---------- GIVEN DATA ----------

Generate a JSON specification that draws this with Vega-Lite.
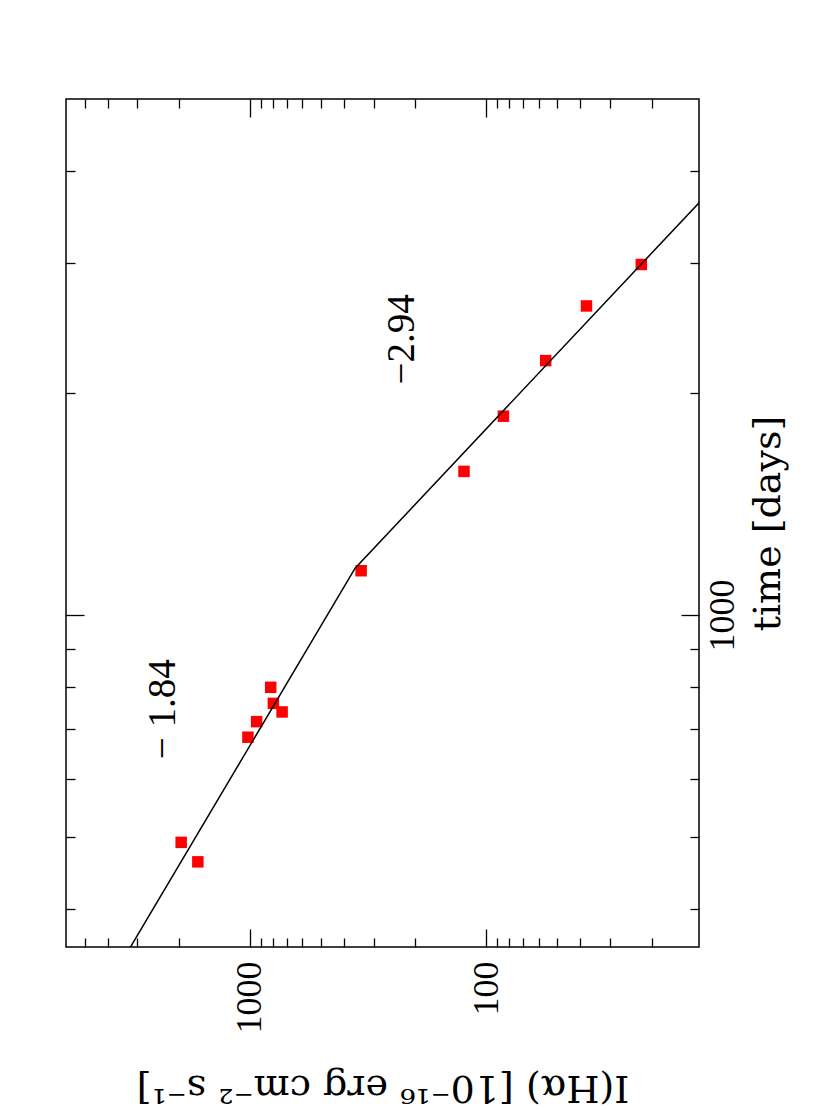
{
  "$schema": "https://vega.github.io/schema/vega-lite/v6.json",
  "width": 633,
  "height": 848,
  "autosize": "none",
  "padding": {"left": 66, "top": 99, "right": 131, "bottom": 164},
  "background": "white",
  "config": {
    "view": {"stroke": "black", "strokeWidth": 1.5},
    "axis": {
      "domain": false,
      "grid": false,
      "labelFont": "Liberation Serif",
      "titleFont": "DejaVu Serif",
      "labelColor": "black",
      "titleColor": "black",
      "tickColor": "black",
      "tickWidth": 1.3,
      "labelFontSize": 36,
      "titleFontSize": 38,
      "titleFontWeight": "normal",
      "labelOverlap": false,
      "labelFlush": false
    }
  },
  "datasets": {
    "obs": [
      {"time": 2984, "flux": 22.1},
      {"time": 2622, "flux": 37.7},
      {"time": 2211, "flux": 56.1},
      {"time": 1859, "flux": 84.7},
      {"time": 1565, "flux": 124.3},
      {"time": 1148, "flux": 338.6},
      {"time": 798, "flux": 817},
      {"time": 759, "flux": 796},
      {"time": 739, "flux": 731},
      {"time": 717, "flux": 937},
      {"time": 683, "flux": 1020},
      {"time": 492, "flux": 1954},
      {"time": 463, "flux": 1661}
    ],
    "fit": [
      {"time": 340, "flux": 3468},
      {"time": 1157, "flux": 359},
      {"time": 3800, "flux": 10.9}
    ],
    "notes": [
      {"time": 745, "flux": 2080, "label": "− 1.84"},
      {"time": 2362, "flux": 202, "label": "−2.94"}
    ]
  },
  "layer": [
    {
      "data": {"name": "obs"},
      "mark": {"type": "point", "shape": "square", "filled": true, "size": 132, "color": "#ff0000", "opacity": 1, "strokeWidth": 0},
      "encoding": {
        "x": {
          "field": "flux", "type": "quantitative",
          "scale": {"type": "log", "domain": [12.6, 6000], "reverse": true, "nice": false, "zero": false},
          "axis": {
            "orient": "bottom",
            "values": [20, 30, 40, 50, 60, 70, 80, 90, 100, 200, 300, 400, 500, 600, 700, 800, 900, 1000, 2000, 3000, 4000, 5000],
            "tickSize": {"condition": {"test": "datum.value == 100 || datum.value == 1000", "value": -18}, "value": -9},
            "labelExpr": "datum.value == 1000 ? '1000' : datum.value == 100 ? '100' : ''",
            "labelAngle": 270,
            "labelAlign": "right",
            "labelBaseline": "middle",
            "labelPadding": 32,
            "title": "I(Hα) [10⁻¹⁶ erg cm⁻² s⁻¹]",
            "titleAngle": 180,
            "titleBaseline": "alphabetic",
            "titlePadding": 42
          }
        },
        "y": {
          "field": "time", "type": "quantitative",
          "scale": {"type": "log", "domain": [355, 5000], "nice": false, "zero": false},
          "axis": {
            "orient": "right",
            "values": [400, 500, 600, 700, 800, 900, 1000, 2000, 3000, 4000],
            "tickSize": {"condition": {"test": "datum.value == 1000", "value": -18}, "value": -9},
            "labelExpr": "datum.value == 1000 ? '1000' : ''",
            "labelAngle": 270,
            "labelAlign": "center",
            "labelBaseline": "top",
            "labelPadding": 24,
            "title": "time [days]",
            "titleAngle": 270,
            "titleBaseline": "top",
            "titlePadding": 0
          }
        }
      }
    },
    {
      "data": {"name": "fit"},
      "mark": {"type": "line", "color": "black", "strokeWidth": 1.5, "clip": true},
      "encoding": {
        "x": {
          "field": "flux", "type": "quantitative",
          "scale": {"type": "log", "domain": [12.6, 6000], "reverse": true, "nice": false, "zero": false},
          "axis": {
            "orient": "top",
            "values": [20, 30, 40, 50, 60, 70, 80, 90, 100, 200, 300, 400, 500, 600, 700, 800, 900, 1000, 2000, 3000, 4000, 5000],
            "tickSize": {"condition": {"test": "datum.value == 100 || datum.value == 1000", "value": -18}, "value": -9},
            "labels": false,
            "title": null
          }
        },
        "y": {
          "field": "time", "type": "quantitative",
          "scale": {"type": "log", "domain": [355, 5000], "nice": false, "zero": false},
          "axis": {
            "orient": "left",
            "values": [400, 500, 600, 700, 800, 900, 1000, 2000, 3000, 4000],
            "tickSize": {"condition": {"test": "datum.value == 1000", "value": -18}, "value": -9},
            "labels": false,
            "title": null
          }
        }
      }
    },
    {
      "data": {"name": "notes"},
      "mark": {"type": "text", "angle": 270, "align": "center", "baseline": "alphabetic", "font": "Liberation Serif", "fontSize": 39, "color": "black"},
      "encoding": {
        "x": {"field": "flux", "type": "quantitative", "axis": null},
        "y": {"field": "time", "type": "quantitative", "axis": null},
        "text": {"field": "label"}
      }
    }
  ],
  "resolve": {"axis": {"x": "independent", "y": "independent"}}
}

----------

EXERCISE AIM: Your task is to repeat the data above exactly while excluding the pictures.

SOLUTION BELOW:
Generate a JSON specification that draws this with Vega-Lite.
{
  "$schema": "https://vega.github.io/schema/vega-lite/v6.json",
  "width": 633,
  "height": 848,
  "autosize": "none",
  "padding": {"left": 66, "top": 99, "right": 131, "bottom": 164},
  "background": "white",
  "config": {
    "view": {"stroke": "black", "strokeWidth": 1.5},
    "axis": {
      "domain": false,
      "grid": false,
      "labelFont": "Liberation Serif",
      "titleFont": "DejaVu Serif",
      "labelColor": "black",
      "titleColor": "black",
      "tickColor": "black",
      "tickWidth": 1.3,
      "labelFontSize": 36,
      "titleFontSize": 38,
      "titleFontWeight": "normal",
      "labelOverlap": false,
      "labelFlush": false
    }
  },
  "datasets": {
    "obs": [
      {"time": 2984, "flux": 22.1},
      {"time": 2622, "flux": 37.7},
      {"time": 2211, "flux": 56.1},
      {"time": 1859, "flux": 84.7},
      {"time": 1565, "flux": 124.3},
      {"time": 1148, "flux": 338.6},
      {"time": 798, "flux": 817},
      {"time": 759, "flux": 796},
      {"time": 739, "flux": 731},
      {"time": 717, "flux": 937},
      {"time": 683, "flux": 1020},
      {"time": 492, "flux": 1954},
      {"time": 463, "flux": 1661}
    ],
    "fit": [
      {"time": 340, "flux": 3468},
      {"time": 1157, "flux": 359},
      {"time": 3800, "flux": 10.9}
    ],
    "notes": [
      {"time": 745, "flux": 2080, "label": "− 1.84"},
      {"time": 2362, "flux": 202, "label": "−2.94"}
    ]
  },
  "layer": [
    {
      "data": {"name": "obs"},
      "mark": {"type": "point", "shape": "square", "filled": true, "size": 132, "color": "#ff0000", "opacity": 1, "strokeWidth": 0},
      "encoding": {
        "x": {
          "field": "flux", "type": "quantitative",
          "scale": {"type": "log", "domain": [12.6, 6000], "reverse": true, "nice": false, "zero": false},
          "axis": {
            "orient": "bottom",
            "values": [20, 30, 40, 50, 60, 70, 80, 90, 100, 200, 300, 400, 500, 600, 700, 800, 900, 1000, 2000, 3000, 4000, 5000],
            "tickSize": {"condition": {"test": "datum.value == 100 || datum.value == 1000", "value": -18}, "value": -9},
            "labelExpr": "datum.value == 1000 ? '1000' : datum.value == 100 ? '100' : ''",
            "labelAngle": 270,
            "labelAlign": "right",
            "labelBaseline": "middle",
            "labelPadding": 32,
            "title": "I(Hα) [10⁻¹⁶ erg cm⁻² s⁻¹]",
            "titleAngle": 180,
            "titleBaseline": "alphabetic",
            "titlePadding": 42
          }
        },
        "y": {
          "field": "time", "type": "quantitative",
          "scale": {"type": "log", "domain": [355, 5000], "nice": false, "zero": false},
          "axis": {
            "orient": "right",
            "values": [400, 500, 600, 700, 800, 900, 1000, 2000, 3000, 4000],
            "tickSize": {"condition": {"test": "datum.value == 1000", "value": -18}, "value": -9},
            "labelExpr": "datum.value == 1000 ? '1000' : ''",
            "labelAngle": 270,
            "labelAlign": "center",
            "labelBaseline": "top",
            "labelPadding": 24,
            "title": "time [days]",
            "titleAngle": 270,
            "titleBaseline": "top",
            "titlePadding": 0
          }
        }
      }
    },
    {
      "data": {"name": "fit"},
      "mark": {"type": "line", "color": "black", "strokeWidth": 1.5, "clip": true},
      "encoding": {
        "x": {
          "field": "flux", "type": "quantitative",
          "scale": {"type": "log", "domain": [12.6, 6000], "reverse": true, "nice": false, "zero": false},
          "axis": {
            "orient": "top",
            "values": [20, 30, 40, 50, 60, 70, 80, 90, 100, 200, 300, 400, 500, 600, 700, 800, 900, 1000, 2000, 3000, 4000, 5000],
            "tickSize": {"condition": {"test": "datum.value == 100 || datum.value == 1000", "value": -18}, "value": -9},
            "labels": false,
            "title": null
          }
        },
        "y": {
          "field": "time", "type": "quantitative",
          "scale": {"type": "log", "domain": [355, 5000], "nice": false, "zero": false},
          "axis": {
            "orient": "left",
            "values": [400, 500, 600, 700, 800, 900, 1000, 2000, 3000, 4000],
            "tickSize": {"condition": {"test": "datum.value == 1000", "value": -18}, "value": -9},
            "labels": false,
            "title": null
          }
        }
      }
    },
    {
      "data": {"name": "notes"},
      "mark": {"type": "text", "angle": 270, "align": "center", "baseline": "alphabetic", "font": "Liberation Serif", "fontSize": 39, "color": "black"},
      "encoding": {
        "x": {"field": "flux", "type": "quantitative", "axis": null},
        "y": {"field": "time", "type": "quantitative", "axis": null},
        "text": {"field": "label"}
      }
    }
  ],
  "resolve": {"axis": {"x": "independent", "y": "independent"}}
}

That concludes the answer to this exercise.